The Mail & Guardian reported in 2011 how Julius Malema's Ratanang Family Trust holds shares in On-Point Engineering, a company which administered the construction of roads in Limpopo on behalf of the provincial government.

The public protector investigated the awarding of that contract and found that Malema "benefited improperly" from the tender.

'Non-negotiable pillars'
Ndlozi told McKaizer on Wednesay that the EFF was presently engaging with communities as it begins putting its policy ideas on paper.

While the details are being ironed out, the EFF has tenuously agreed on some "non-negotiable pillars" that will form that basis of its policy framework. These pillars include the expropriation of land without compensation, the nationalisation of mines, free education and health care, and the creation of jobs through building state capacity. 

Ndlozi said that, at presfent, the model of government is something I call neoliberal rationality; that government must stay out of business and that it must not get involved in the delivery of services, "so we constantly outsource and tender".

The EFF believes this must be done away with, and that a capable state must not outsource its duties. This mirrors the Young Communist's League campaign to ban tenders, which it presented at the ANC policy conference in June last year.

Ndlozi said the practice of tendering helped to build a "parasitic state" and said that an "illusion" existed that the state did not have the skills in its ranks to build roads, schools and the like, without the private sector's involvement.

Instead, he said many people didn't want to get involved in the public sector because of the "dishonesty; the maneuvering that is going on".

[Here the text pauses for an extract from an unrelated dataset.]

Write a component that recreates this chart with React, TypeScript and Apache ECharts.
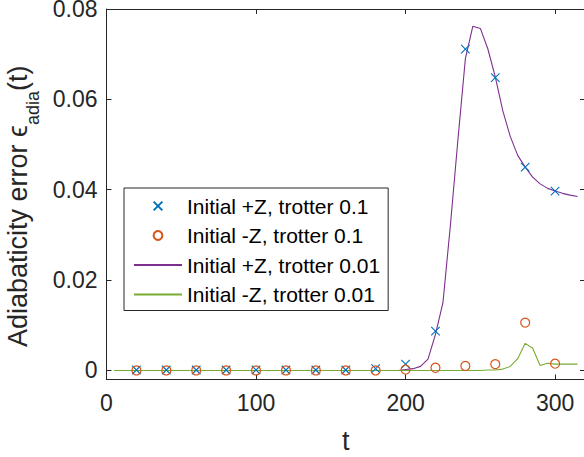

He said the EFF was under a lot of pressure to register to participate in next year's elections. But some among its ranks felt it would be wiser to wait, test the party's strength in a local government election instead, and use the interim period to test its grassroots support base.

"But there is huge impatience. And elections open up conversation … much more agitation is possible during an election period," Ndlozi explained.